R. Arthur Waskow writes about the tzitzit:
Gazing at these fringes teaches us to look deeply into the world…
How? Because the fringes are threads of connection between each of us and the rest of the world. Our bodies, our hearts, our minds, our souls do not end at a clear, sharp boundary between our own self and the others. It is not good fences make good neighbors, but good fringes make good neighbors.As we gaze at the fringes of connection, we remember that if we look deeply at these connections…we see the ONE Who connects us all.

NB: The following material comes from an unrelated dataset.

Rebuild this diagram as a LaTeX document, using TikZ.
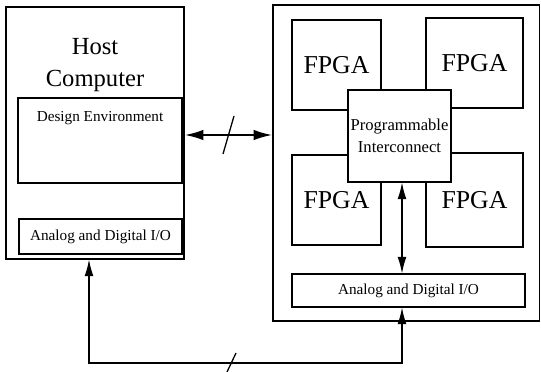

So this is the tikkun on the story of the stick gatherer. His stoning is a harsh reminder of our boundedness and separation from one another; the mitzvah of tzitzit, on the other hand, are a binding together, showing us the threads of connection joining all that is in a web of being. The story of communally perpetrated execution speaks of causing death; the tzitzit are a life saving rope, connecting us to the flow and source of life.
And interestingly, this theme is carried further in this week’s haftorah portion, Joshua Chapter 2. Rahav, the prostitute who lives by the city wall, protects the other, the Israelite spies who come to Jericho to check out the land, by letting them down on a rope, a hevel, the same word the midrash uses for the life rope thrown out by the ship captain to the person in the sea. And then the two spies make an oath with her, so she can save her family by displaying a crimson cord. Both Rahav and the spies are strange others to one another, and both protect the other with cords of connection.
Our Torah reading tells us to look at the tzitzit, and the rabbinic tradition asks us to do this every morning. We remind ourselves every day that we are connected. We gather the tzitzit together, hold the life rope in our hands, cleave ourselves to the Source of Life, then look at these connecting cords, and remind ourselves once again that committing ourselves to life means recognizing that we are all bound together.